** Begin Records for processing **

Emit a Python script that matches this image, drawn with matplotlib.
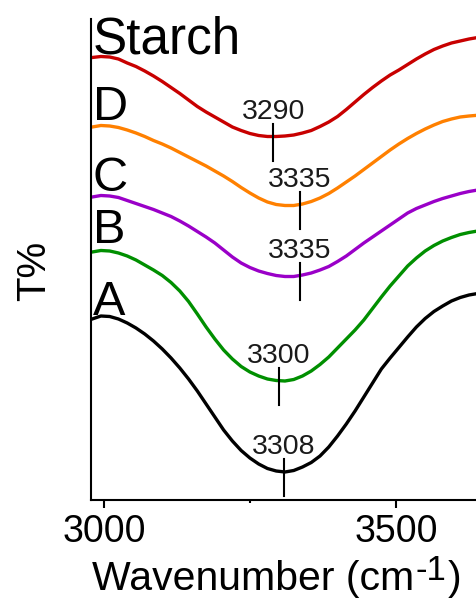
import numpy as np
import matplotlib.pyplot as plt
from matplotlib.ticker import MultipleLocator

plt.rcParams['font.family'] = ['Liberation Sans', 'DejaVu Sans']

# wavenumber grid shared by all spectra (cm-1)
wavenumber = [2980, 2995, 3010, 3025, 3040, 3055, 3070, 3085, 3100, 3115,
              3130, 3145, 3160, 3175, 3190, 3205, 3220, 3235, 3250, 3265,
              3280, 3295, 3310, 3325, 3340, 3355, 3370, 3385, 3400, 3415,
              3430, 3445, 3460, 3475, 3490, 3505, 3520, 3535, 3550, 3565,
              3580, 3595, 3610, 3625, 3635]

# transmittance traces, stacked with an offset
t_starch = [88.5, 88.7, 88.6, 88.2, 87.4, 86.7, 85.8, 84.8, 83.7, 82.5,
            81.3, 80.0, 78.7, 77.6, 76.6, 75.6, 74.6, 73.9, 73.3, 72.9,
            72.7, 72.7, 72.8, 73.0, 73.4, 73.9, 74.7, 75.6, 76.7, 78.1,
            79.6, 81.1, 82.5, 83.8, 85.0, 86.0, 87.1, 88.2, 89.2, 90.1,
            90.8, 91.4, 91.8, 92.2, 92.4]
t_d = [74.6, 74.9, 74.8, 74.5, 74.0, 73.4, 72.7, 71.9, 71.2, 70.4,
       69.5, 68.6, 67.7, 66.8, 65.8, 64.8, 63.7, 62.5, 61.4, 60.4,
       59.6, 59.1, 58.9, 58.9, 59.2, 59.7, 60.4, 61.3, 62.4, 63.6,
       64.8, 66.1, 67.4, 68.7, 70.0, 71.2, 72.3, 73.3, 74.2, 75.0,
       75.7, 76.2, 76.6, 76.8, 76.9]
t_c = [60.6, 60.9, 60.8, 60.5, 59.9, 59.3, 58.7, 58.1, 57.4, 56.7,
       55.8, 54.8, 53.7, 52.6, 51.4, 50.0, 48.6, 47.4, 46.5, 45.8,
       45.3, 44.9, 44.7, 44.7, 45.0, 45.4, 46.0, 46.7, 47.7, 48.8,
       50.1, 51.4, 52.6, 53.8, 55.0, 56.2, 57.4, 58.3, 59.0, 59.7,
       60.3, 60.8, 61.3, 61.7, 61.9]
t_b = [49.6, 49.9, 49.8, 49.4, 48.8, 48.0, 47.0, 46.0, 44.9, 43.5,
       41.8, 39.7, 37.2, 34.6, 32.2, 30.0, 28.2, 26.7, 25.6, 24.8,
       24.2, 23.9, 23.8, 24.1, 24.8, 25.8, 27.1, 28.6, 30.4, 32.2,
       34.0, 36.0, 38.3, 40.6, 42.8, 44.8, 46.8, 48.4, 49.8, 50.9,
       51.8, 52.5, 53.1, 53.5, 53.7]
t_a = [36.2, 36.8, 36.7, 36.2, 35.4, 34.4, 33.2, 31.8, 30.2, 28.4,
       26.4, 24.2, 21.8, 19.2, 16.6, 14.0, 11.8, 9.9, 8.4, 7.2,
       6.3, 5.8, 5.6, 5.9, 6.6, 7.5, 8.8, 10.6, 12.8, 15.2,
       17.8, 20.6, 23.4, 26.2, 28.4, 30.5, 32.6, 34.6, 36.3, 37.7,
       38.8, 39.8, 40.5, 41.0, 41.2]

samples = ['A', 'B', 'C', 'D', 'Starch']
traces = [t_a, t_b, t_c, t_d, t_starch]
peaks = [3308, 3300, 3335, 3335, 3290]
label_y = [37.0, 51.4, 61.8, 76.0, 89.4]
colors = ['black', '#008F00', '#9A00C8', '#FF8000', '#C80000']

fig = plt.figure(figsize=(4.76, 6.0), dpi=100)
ax = fig.add_axes([91 / 476, 100 / 600, 385 / 476, 481 / 600])

x = np.array(wavenumber)
for name, t, pk, ly, c in zip(samples, traces, peaks, label_y, colors):
    t = np.array(t)
    ax.plot(x, t, color=c, lw=2.4, solid_joinstyle='round')
    ax.text(2981, ly, name, fontsize=37 if name == 'Starch' else 35,
            ha='left', va='baseline')
    # mark the band minimum
    y0 = np.interp(pk, x, t)
    ax.plot([pk, pk], [y0 - 4.8, y0 + 2.6], color='black', lw=1.5)
    ax.text(pk, y0 + 3.6, str(pk), fontsize=20.5, ha='center', va='baseline',
            color='#1a1a1a')

ax.set_xlim(2978, 3637)
ax.set_ylim(0, 96.2)
ax.xaxis.set_major_locator(MultipleLocator(500))
ax.xaxis.set_minor_locator(MultipleLocator(250))
ax.set_yticks([])
ax.tick_params(axis='x', which='major', direction='out', length=5.5, width=1.5,
               labelsize=27, pad=4.5)
ax.tick_params(axis='x', which='minor', direction='out', length=2.5, width=1.5)
for side in ['top', 'right']:
    ax.spines[side].set_visible(False)
for side in ['left', 'bottom']:
    ax.spines[side].set_linewidth(1.5)

# x label with a full-size raised exponent
xl = fig.text(92 / 476, 10 / 600, 'Wavenumber (cm', fontsize=29.5,
              ha='left', va='baseline')
sup = ax.annotate('-1', xy=(1, 0), xycoords=xl, xytext=(1, 13),
                  textcoords='offset points', fontsize=25,
                  ha='left', va='baseline')
ax.annotate(')', xy=(1, 0), xycoords=(sup, xl), xytext=(1, 0),
            textcoords='offset points', fontsize=29.5, ha='left', va='bottom')

fig.text(34 / 476, 1 - 271 / 600, 'T%', fontsize=29, rotation=90,
         ha='center', va='center')

fig.savefig('out.png', dpi=100)
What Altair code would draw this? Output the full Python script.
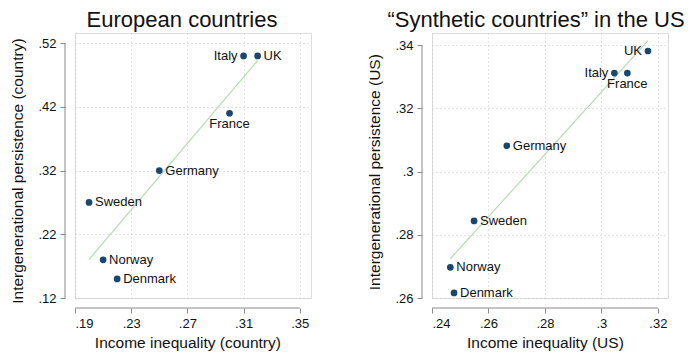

** End Records for processing **

### What to work on
Reproduce only the lines of the records from the start up to and including the line that holds "plt.rcParams['font.family'] = ['Liberation"; do not carry over any picture.

### Solved exercise
Emit a Python script that matches this image, drawn with matplotlib.
import numpy as np
import matplotlib.pyplot as plt
from matplotlib.ticker import MultipleLocator

plt.rcParams['font.family'] = ['Liberation Sans', 'DejaVu Sans']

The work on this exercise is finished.